*Data excerpt*:
↓

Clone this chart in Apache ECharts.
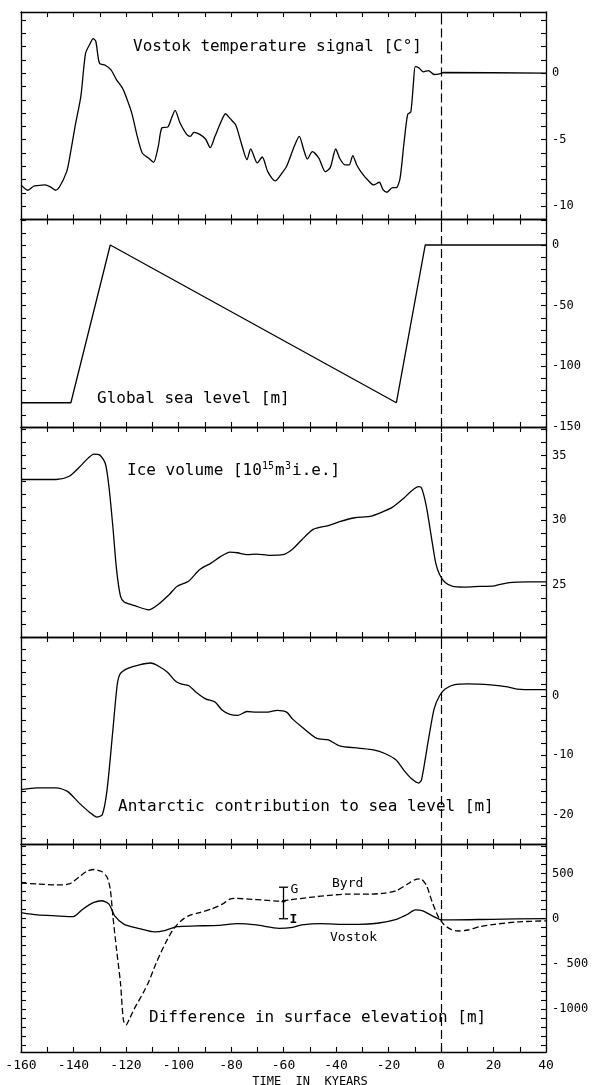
<!DOCTYPE html>
<html><head><meta charset="utf-8">
<script src="https://cdn.jsdelivr.net/npm/echarts@6/dist/echarts.min.js"></script>
<style>html,body{margin:0;padding:0;background:#fff}#c{width:592px;height:1085px}</style>
</head><body><div id="c"></div>
<script>
// ---------- DATA ----------
// Panel 1: Vostok temperature signal [C°]
const tempTime = [-160,-157.4,-155.2,-153.8,-150.9,-148.8,-146.9,-145.2,-142.6,-141.6,
  -139.4,-137.2,-135.4,-133.6,-132.5,-131.5,-130.1,-127.9,-125.7,-123.6,
  -121.4,-120,-117.8,-115.7,-113.8,-111.3,-109.5,-107.7,-106.3,-104.1,
  -102.7,-101.3,-99.4,-96.9,-95.5,-94.1,-91.9,-89.7,-87.9,-86.1,
  -84.0,-82.1,-80.4,-78.2,-76.1,-73.9,-72.5,-70.0,-68.1,-66.0,
  -63.1,-60.9,-58.8,-55.9,-54.0,-52.3,-50.9,-49.0,-46.5,-44.1,
  -42.2,-40.1,-38.6,-36.5,-35.0,-33.6,-32.1,-30.0,-27.8,-25.7,
  -23.5,-22.1,-20.6,-18.5,-17.0,-15.6,-14.1,-12.7,-11.5,-10.5,
  -9.8,-8.4,-6.7,-4.8,-2.6,-0.5,1.0,40];
const tempValue = [-8.4,-8.8,-8.5,-8.45,-8.4,-8.55,-8.8,-8.5,-7.4,-6.5,
  -4.0,-1.75,1.5,2.25,2.6,2.4,0.75,0.6,0.25,-0.5,
  -1.1,-1.75,-3.0,-4.75,-6.0,-6.4,-6.7,-5.5,-4.1,-4.05,
  -3.4,-2.8,-3.75,-4.6,-4.75,-4.45,-4.6,-4.95,-5.6,-4.75,
  -3.75,-3.05,-3.4,-3.9,-5.25,-6.5,-5.7,-6.75,-6.3,-7.4,
  -8.1,-7.6,-7.0,-5.5,-4.75,-5.75,-6.45,-5.9,-6.4,-7.4,
  -7.1,-5.7,-6.4,-6.9,-6.9,-6.2,-6.9,-7.55,-8.05,-8.4,
  -8.2,-8.75,-8.95,-8.6,-8.6,-7.9,-5.25,-3.1,-2.9,-0.75,
  0.5,0.4,0.1,0.2,-0.1,-0.05,0.05,0];

// Panel 2: Global sea level [m]
const seaTime = [-160,-141,-126,-17,-6,40];
const seaValue = [-130,-130,0,-130,0,0];

// Panel 3: Ice volume [10^15 m^3 i.e.]
const iceTime = [-160,-146.6,-141.6,-138.0,-134.4,-132.2,-130.1,-127.9,-126.5,-125.0,
  -123.6,-122.1,-120.7,-116.4,-111.4,-107.8,-103.4,-100.6,-96.2,-91.9,
  -87.6,-84.0,-80.4,-77.5,-73.9,-70.3,-65.3,-60.2,-56.7,-53.0,
  -48.7,-42.9,-38.6,-32.9,-27.1,-22.9,-18.6,-14.2,-11.4,-8.5,
  -7.4,-5.6,-3.5,-2.0,-0.5,1.6,4.5,8.8,14.5,20.3,
  26.0,33.2,40];
const iceValue = [33.15,33.15,33.4,34.05,34.8,35.1,35.05,34.4,32.6,29.5,
  26.2,24.15,23.7,23.4,23.1,23.5,24.3,24.9,25.3,26.2,
  26.7,27.2,27.55,27.5,27.35,27.4,27.3,27.35,27.75,28.5,
  29.3,29.6,29.9,30.2,30.3,30.6,31.0,31.7,32.25,32.6,
  32.5,31.1,28.5,26.7,25.8,25.2,24.9,24.85,24.9,24.95,
  25.2,25.25,25.25];

// Panel 4: Antarctic contribution to sea level [m]
const antTime = [-160,-153.8,-146.6,-142.3,-138.0,-133.7,-131.1,-129.0,-127.2,-125.0,
  -123.3,-122.1,-119.3,-114.9,-110.6,-107.7,-104.1,-101.3,-99.1,-96.2,
  -93.3,-89.7,-86.1,-83.3,-80.4,-77.5,-73.9,-70.3,-66.0,-62.4,
  -58.8,-56.7,-53.0,-47.3,-42.9,-38.6,-31.4,-25.7,-21.4,-17.1,
  -14.2,-11.4,-8.5,-7.4,-4.8,-2.6,-0.5,1.6,5.2,10.3,
  18.9,24.7,29.0,36.2,40];
const antValue = [-15.8,-15.5,-15.5,-16.1,-18.0,-19.7,-20.45,-20.0,-15.8,-5.75,
  2.07,3.85,4.7,5.3,5.6,5.1,4.0,2.6,2.07,1.8,
  0.67,-0.45,-1.0,-2.4,-3.1,-3.25,-2.6,-2.7,-2.7,-2.4,
  -2.7,-3.8,-5.2,-7.15,-7.4,-8.4,-8.8,-9.1,-9.7,-10.8,
  -12.5,-13.9,-14.7,-14.1,-7.4,-2.1,0.1,1.2,1.95,2.07,
  1.9,1.6,1.2,1.1,1.1];

// Panel 5: Difference in surface elevation [m]
const vostokTime = [-160,-153.8,-146.6,-140.1,-136.5,-132.2,-129.3,-126.5,-124.3,-120.7,
  -114.9,-109.2,-104.9,-100.6,-93.3,-84.7,-77.5,-70.3,-61.7,-57.3,
  -53.0,-45.8,-38.6,-31.4,-24.2,-17.0,-12.7,-9.8,-6.9,-3.3,
  0.3,4.6,19,40];
const vostokValue = [69,43,32,24,106,181,200,162,32,-62,
  -110,-147,-129,-88,-80,-73,-54,-69,-106,-99,
  -69,-54,-62,-62,-50,-6,50,99,88,32,
  -13,-13,-6,2];
const byrdTime = [-160,-153.8,-146.6,-141.6,-138.0,-135.1,-132.2,-129.3,-127.2,-126.0,
  -125.0,-123.6,-122.1,-121.0,-120,-118.6,-116.4,-113.5,-111.3,-108.5,
  -104.9,-102.0,-99.1,-96.2,-91.9,-87.6,-83.3,-80.4,-78.2,-73.2,
  -67.4,-61.7,-57.3,-50.1,-41.5,-35.7,-27.1,-21.3,-17.0,-12.7,
  -9.8,-7.7,-5.5,-3.3,-1.2,1.0,3.8,6.7,10.3,14.7,
  20.4,29.1,40];
const byrdValue = [397,386,375,386,461,524,547,524,461,330,
  32,-342,-715,-1125,-1181,-1106,-976,-826,-696,-491,
  -267,-118,-24,32,69,106,162,218,226,218,
  207,196,211,237,263,274,274,285,312,386,
  435,442,367,181,32,-62,-118,-136,-125,-88,
  -62,-35,-24];
// G–I bar
const barTime = [-60];
const barLow = [0];
const barHigh = [350];
const barMid = [190];

// Tick labels
const xLabels = [-160,-140,-120,-100,-80,-60,-40,-20,0,20,40];
const tempLabels = [-10,-5,0];
const seaLabels = [-150,-100,-50,0];
const iceLabels = [25,30,35];
const antLabels = [-20,-10,0];
const elevLabels = [-1000,-500,0,500];

// ---------- CHART ----------
const MONO = 'DejaVu Sans Mono';
function range(a,b,s){const r=[];for(let v=a;v<=b+1e-9;v+=s)r.push(Math.round(v*1000)/1000);return r;}
function zip(xs,ys){return xs.map((x,i)=>[x,ys[i]]);}

const panels = [
  {top:12, bottom:219.5, min:-11, max:4.6, ticks:range(-11,4,1), labels:tempLabels},
  {top:219.5, bottom:427, min:-150, max:21, ticks:range(-150,20,10), labels:seaLabels},
  {top:427, bottom:637, min:21, max:37.2, ticks:range(21,37,1), labels:iceLabels},
  {top:637, bottom:844, min:-25, max:10, ticks:range(-24,10,2), labels:antLabels},
  {top:844, bottom:1052, min:-1480, max:830, ticks:range(-1400,800,100), labels:elevLabels,
    fmt: v => (v === -500 ? '- 500' : String(v))}
];

const xAxis = [], yAxis = [], grid = [];
panels.forEach((p,i) => {
  grid.push({left:21, width:525, top:p.top, height:p.bottom-p.top, outerBoundsMode:'none'});
  ['bottom','top'].forEach(pos => {
    xAxis.push({gridIndex:i, type:'value', position:pos, min:-160, max:40, interval:10,
      axisLine:{onZero:false, lineStyle:{color:'#000', width:1.3}},
      axisTick:{inside:true, length:5, lineStyle:{color:'#000', width:1.1}},
      axisLabel:{show: i===4 && pos==='bottom', margin:7, color:'#000', fontFamily:MONO, fontSize:13,
        customValues: xLabels, formatter: v => String(v)},
      splitLine:{show:false}});
  });
  ['right','left'].forEach(pos => {
    yAxis.push({gridIndex:i, type:'value', position:pos, min:p.min, max:p.max,
      axisLine:{show:true, onZero:false, lineStyle:{color:'#000', width:1.3}},
      axisTick:{show:true, inside:true, length:5, customValues:p.ticks, lineStyle:{color:'#000', width:1.1}},
      axisLabel:{show: pos==='right', customValues:p.labels, margin:6, color:'#000', fontFamily:MONO, fontSize:12,
        formatter: p.fmt || (v => String(v))},
      splitLine:{show:false}});
  });
});

const zeroLine = {silent:true, symbol:['none','none'], label:{show:false},
  lineStyle:{type:[9,4], color:'#000', width:1.2}, data:[{xAxis:0}]};
function lineSeries(i, data, opts) {
  return Object.assign({type:'line', xAxisIndex:2*i, yAxisIndex:2*i, data, showSymbol:false, symbol:'none',
    smooth:0.25, lineStyle:{color:'#000', width:1.3}, markLine: zeroLine, z:3}, opts||{});
}

const series = [
  lineSeries(0, zip(tempTime, tempValue)),
  lineSeries(1, zip(seaTime, seaValue), {smooth:false}),
  lineSeries(2, zip(iceTime, iceValue)),
  lineSeries(3, zip(antTime, antValue)),
  lineSeries(4, zip(vostokTime, vostokValue)),
  lineSeries(4, zip(byrdTime, byrdValue), {lineStyle:{color:'#000', width:1.3, type:[6,3]}, markLine:undefined}),
  {type:'custom', xAxisIndex:8, yAxisIndex:8, z:4,
    data: barTime.map((t,k)=>[t, barLow[k], barHigh[k], barMid[k]]),
    renderItem: (params, api) => {
      const x = api.value(0);
      const lo = api.coord([x, api.value(1)]);
      const hi = api.coord([x, api.value(2)]);
      const md = api.coord([x, api.value(3)]);
      const st = {stroke:'#000', lineWidth:1.3};
      const c = 4.5;
      return {type:'group', children:[
        {type:'line', shape:{x1:lo[0],y1:lo[1],x2:hi[0],y2:hi[1]}, style:st},
        {type:'line', shape:{x1:hi[0]-c,y1:hi[1],x2:hi[0]+c,y2:hi[1]}, style:st},
        {type:'line', shape:{x1:lo[0]-c,y1:lo[1],x2:lo[0]+c,y2:lo[1]}, style:st},
        {type:'line', shape:{x1:md[0]-2,y1:md[1],x2:md[0]+2,y2:md[1]}, style:st},
        {type:'text', style:{text:'G', x:hi[0]+7, y:hi[1]+2, font:'13px '+MONO, fill:'#000', verticalAlign:'middle'}},
        {type:'text', style:{text:'I', x:lo[0]+6, y:lo[1]+1, font:'bold 13px '+MONO, fill:'#000', verticalAlign:'middle'}}
      ]};
    }}
];

function txt(s, x, y, size, extra) {
  return Object.assign({type:'text', x, y, silent:true,
    style:{text:s, font: size+'px '+MONO, fill:'#000', verticalAlign:'middle', align:'left'}}, extra||{});
}
const graphic = [
  txt('Vostok temperature signal [C°]', 133, 47, 16),
  txt('Global sea level [m]', 97, 399, 16),
  txt('Ice volume [10', 127, 471, 16),
  txt('15', 262, 466, 10),
  txt('m', 275, 471, 16),
  txt('3', 285, 466, 10),
  txt('i.e.]', 292, 471, 16),
  txt('Antarctic contribution to sea level [m]', 118, 807, 16),
  txt('Difference in surface elevation [m]', 149, 1018, 16),
  txt('Byrd', 332, 884, 13),
  txt('Vostok', 330, 938, 13),
  {type:'text', x:310, y:1082, silent:true,
    style:{text:'TIME  IN  KYEARS', font:'12px '+MONO, fill:'#000', align:'center', verticalAlign:'middle'}}
];

const chart = echarts.init(document.getElementById('c'), null, {renderer:'canvas'});
chart.setOption({animation:false, backgroundColor:'#fff', grid, xAxis, yAxis, series, graphic});
</script></body></html>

↑

*Given instruction*:
From the opening line of the listing above through the line bearing "const seaValue = [-130,-130,0,-130,0,0];", repeat each line exactly. Drop every picture.

*Task response*:
Clone this chart in Apache ECharts.
<!DOCTYPE html>
<html><head><meta charset="utf-8">
<script src="https://cdn.jsdelivr.net/npm/echarts@6/dist/echarts.min.js"></script>
<style>html,body{margin:0;padding:0;background:#fff}#c{width:592px;height:1085px}</style>
</head><body><div id="c"></div>
<script>
// ---------- DATA ----------
// Panel 1: Vostok temperature signal [C°]
const tempTime = [-160,-157.4,-155.2,-153.8,-150.9,-148.8,-146.9,-145.2,-142.6,-141.6,
  -139.4,-137.2,-135.4,-133.6,-132.5,-131.5,-130.1,-127.9,-125.7,-123.6,
  -121.4,-120,-117.8,-115.7,-113.8,-111.3,-109.5,-107.7,-106.3,-104.1,
  -102.7,-101.3,-99.4,-96.9,-95.5,-94.1,-91.9,-89.7,-87.9,-86.1,
  -84.0,-82.1,-80.4,-78.2,-76.1,-73.9,-72.5,-70.0,-68.1,-66.0,
  -63.1,-60.9,-58.8,-55.9,-54.0,-52.3,-50.9,-49.0,-46.5,-44.1,
  -42.2,-40.1,-38.6,-36.5,-35.0,-33.6,-32.1,-30.0,-27.8,-25.7,
  -23.5,-22.1,-20.6,-18.5,-17.0,-15.6,-14.1,-12.7,-11.5,-10.5,
  -9.8,-8.4,-6.7,-4.8,-2.6,-0.5,1.0,40];
const tempValue = [-8.4,-8.8,-8.5,-8.45,-8.4,-8.55,-8.8,-8.5,-7.4,-6.5,
  -4.0,-1.75,1.5,2.25,2.6,2.4,0.75,0.6,0.25,-0.5,
  -1.1,-1.75,-3.0,-4.75,-6.0,-6.4,-6.7,-5.5,-4.1,-4.05,
  -3.4,-2.8,-3.75,-4.6,-4.75,-4.45,-4.6,-4.95,-5.6,-4.75,
  -3.75,-3.05,-3.4,-3.9,-5.25,-6.5,-5.7,-6.75,-6.3,-7.4,
  -8.1,-7.6,-7.0,-5.5,-4.75,-5.75,-6.45,-5.9,-6.4,-7.4,
  -7.1,-5.7,-6.4,-6.9,-6.9,-6.2,-6.9,-7.55,-8.05,-8.4,
  -8.2,-8.75,-8.95,-8.6,-8.6,-7.9,-5.25,-3.1,-2.9,-0.75,
  0.5,0.4,0.1,0.2,-0.1,-0.05,0.05,0];

// Panel 2: Global sea level [m]
const seaTime = [-160,-141,-126,-17,-6,40];
const seaValue = [-130,-130,0,-130,0,0];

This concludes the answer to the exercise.